- [WHAT TO DO] Without the pictures, write out all the lines below exactly as they appear.

- [SOURCE EXCERPT]
━━━━
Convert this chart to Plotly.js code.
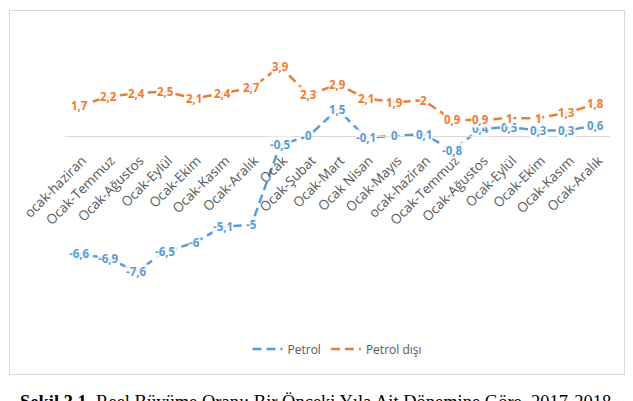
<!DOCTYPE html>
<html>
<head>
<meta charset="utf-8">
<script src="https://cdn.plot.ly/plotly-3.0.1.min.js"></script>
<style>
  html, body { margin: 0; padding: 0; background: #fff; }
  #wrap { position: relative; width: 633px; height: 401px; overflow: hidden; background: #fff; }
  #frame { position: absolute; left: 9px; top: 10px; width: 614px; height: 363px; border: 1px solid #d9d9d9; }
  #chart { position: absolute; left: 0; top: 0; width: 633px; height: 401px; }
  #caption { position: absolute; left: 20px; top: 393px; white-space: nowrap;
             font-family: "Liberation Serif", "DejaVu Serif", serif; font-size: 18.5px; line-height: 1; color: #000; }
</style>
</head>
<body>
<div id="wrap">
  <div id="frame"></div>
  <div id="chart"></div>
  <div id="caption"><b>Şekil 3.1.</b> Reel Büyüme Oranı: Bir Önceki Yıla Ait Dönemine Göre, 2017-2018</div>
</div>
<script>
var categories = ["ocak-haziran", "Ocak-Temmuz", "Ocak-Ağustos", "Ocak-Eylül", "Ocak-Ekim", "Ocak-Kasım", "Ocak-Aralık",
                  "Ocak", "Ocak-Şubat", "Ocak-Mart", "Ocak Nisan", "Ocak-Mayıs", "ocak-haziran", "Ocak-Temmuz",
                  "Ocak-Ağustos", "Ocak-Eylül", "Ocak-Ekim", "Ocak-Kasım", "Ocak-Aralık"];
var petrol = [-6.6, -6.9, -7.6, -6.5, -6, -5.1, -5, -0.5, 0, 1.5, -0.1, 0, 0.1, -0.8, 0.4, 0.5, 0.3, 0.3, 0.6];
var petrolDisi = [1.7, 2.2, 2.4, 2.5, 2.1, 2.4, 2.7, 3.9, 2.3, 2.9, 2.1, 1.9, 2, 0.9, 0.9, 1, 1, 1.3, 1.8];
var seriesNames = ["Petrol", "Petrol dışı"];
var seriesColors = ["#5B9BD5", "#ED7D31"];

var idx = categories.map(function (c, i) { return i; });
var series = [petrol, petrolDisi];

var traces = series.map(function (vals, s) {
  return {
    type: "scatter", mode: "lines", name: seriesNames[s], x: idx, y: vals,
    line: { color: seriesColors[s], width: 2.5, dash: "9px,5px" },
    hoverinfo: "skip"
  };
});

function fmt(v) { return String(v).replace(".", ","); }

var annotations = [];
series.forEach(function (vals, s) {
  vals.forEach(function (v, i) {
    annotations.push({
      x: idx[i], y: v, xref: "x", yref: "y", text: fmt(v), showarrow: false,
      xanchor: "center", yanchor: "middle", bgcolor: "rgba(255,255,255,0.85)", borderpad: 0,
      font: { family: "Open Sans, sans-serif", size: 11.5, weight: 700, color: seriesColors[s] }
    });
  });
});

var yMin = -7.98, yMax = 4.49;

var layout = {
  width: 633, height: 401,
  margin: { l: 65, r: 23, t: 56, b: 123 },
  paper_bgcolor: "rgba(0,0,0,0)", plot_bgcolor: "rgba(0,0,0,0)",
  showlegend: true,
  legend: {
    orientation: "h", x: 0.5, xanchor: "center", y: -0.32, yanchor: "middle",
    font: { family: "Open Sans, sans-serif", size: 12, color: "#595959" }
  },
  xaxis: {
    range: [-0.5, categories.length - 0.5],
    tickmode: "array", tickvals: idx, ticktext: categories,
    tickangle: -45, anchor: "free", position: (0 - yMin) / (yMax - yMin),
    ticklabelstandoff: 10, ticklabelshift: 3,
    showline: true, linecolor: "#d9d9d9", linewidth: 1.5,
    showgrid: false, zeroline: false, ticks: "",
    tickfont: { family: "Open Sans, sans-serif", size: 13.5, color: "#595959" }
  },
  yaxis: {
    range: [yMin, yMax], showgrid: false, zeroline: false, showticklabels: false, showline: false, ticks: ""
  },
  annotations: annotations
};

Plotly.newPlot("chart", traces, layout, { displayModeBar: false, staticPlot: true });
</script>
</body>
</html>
━━━━
- [WRITTEN RESPONSE]
Convert this chart to Plotly.js code.
<!DOCTYPE html>
<html>
<head>
<meta charset="utf-8">
<script src="https://cdn.plot.ly/plotly-3.0.1.min.js"></script>
<style>
  html, body { margin: 0; padding: 0; background: #fff; }
  #wrap { position: relative; width: 633px; height: 401px; overflow: hidden; background: #fff; }
  #frame { position: absolute; left: 9px; top: 10px; width: 614px; height: 363px; border: 1px solid #d9d9d9; }
  #chart { position: absolute; left: 0; top: 0; width: 633px; height: 401px; }
  #caption { position: absolute; left: 20px; top: 393px; white-space: nowrap;
             font-family: "Liberation Serif", "DejaVu Serif", serif; font-size: 18.5px; line-height: 1; color: #000; }
</style>
</head>
<body>
<div id="wrap">
  <div id="frame"></div>
  <div id="chart"></div>
  <div id="caption"><b>Şekil 3.1.</b> Reel Büyüme Oranı: Bir Önceki Yıla Ait Dönemine Göre, 2017-2018</div>
</div>
<script>
var categories = ["ocak-haziran", "Ocak-Temmuz", "Ocak-Ağustos", "Ocak-Eylül", "Ocak-Ekim", "Ocak-Kasım", "Ocak-Aralık",
                  "Ocak", "Ocak-Şubat", "Ocak-Mart", "Ocak Nisan", "Ocak-Mayıs", "ocak-haziran", "Ocak-Temmuz",
                  "Ocak-Ağustos", "Ocak-Eylül", "Ocak-Ekim", "Ocak-Kasım", "Ocak-Aralık"];
var petrol = [-6.6, -6.9, -7.6, -6.5, -6, -5.1, -5, -0.5, 0, 1.5, -0.1, 0, 0.1, -0.8, 0.4, 0.5, 0.3, 0.3, 0.6];
var petrolDisi = [1.7, 2.2, 2.4, 2.5, 2.1, 2.4, 2.7, 3.9, 2.3, 2.9, 2.1, 1.9, 2, 0.9, 0.9, 1, 1, 1.3, 1.8];
var seriesNames = ["Petrol", "Petrol dışı"];
var seriesColors = ["#5B9BD5", "#ED7D31"];

var idx = categories.map(function (c, i) { return i; });
var series = [petrol, petrolDisi];

var traces = series.map(function (vals, s) {
  return {
    type: "scatter", mode: "lines", name: seriesNames[s], x: idx, y: vals,
    line: { color: seriesColors[s], width: 2.5, dash: "9px,5px" },
    hoverinfo: "skip"
  };
});

function fmt(v) { return String(v).replace(".", ","); }

var annotations = [];
series.forEach(function (vals, s) {
  vals.forEach(function (v, i) {
    annotations.push({
      x: idx[i], y: v, xref: "x", yref: "y", text: fmt(v), showarrow: false,
      xanchor: "center", yanchor: "middle", bgcolor: "rgba(255,255,255,0.85)", borderpad: 0,
      font: { family: "Open Sans, sans-serif", size: 11.5, weight: 700, color: seriesColors[s] }
    });
  });
});

var yMin = -7.98, yMax = 4.49;

var layout = {
  width: 633, height: 401,
  margin: { l: 65, r: 23, t: 56, b: 123 },
  paper_bgcolor: "rgba(0,0,0,0)", plot_bgcolor: "rgba(0,0,0,0)",
  showlegend: true,
  legend: {
    orientation: "h", x: 0.5, xanchor: "center", y: -0.32, yanchor: "middle",
    font: { family: "Open Sans, sans-serif", size: 12, color: "#595959" }
  },
  xaxis: {
    range: [-0.5, categories.length - 0.5],
    tickmode: "array", tickvals: idx, ticktext: categories,
    tickangle: -45, anchor: "free", position: (0 - yMin) / (yMax - yMin),
    ticklabelstandoff: 10, ticklabelshift: 3,
    showline: true, linecolor: "#d9d9d9", linewidth: 1.5,
    showgrid: false, zeroline: false, ticks: "",
    tickfont: { family: "Open Sans, sans-serif", size: 13.5, color: "#595959" }
  },
  yaxis: {
    range: [yMin, yMax], showgrid: false, zeroline: false, showticklabels: false, showline: false, ticks: ""
  },
  annotations: annotations
};

Plotly.newPlot("chart", traces, layout, { displayModeBar: false, staticPlot: true });
</script>
</body>
</html>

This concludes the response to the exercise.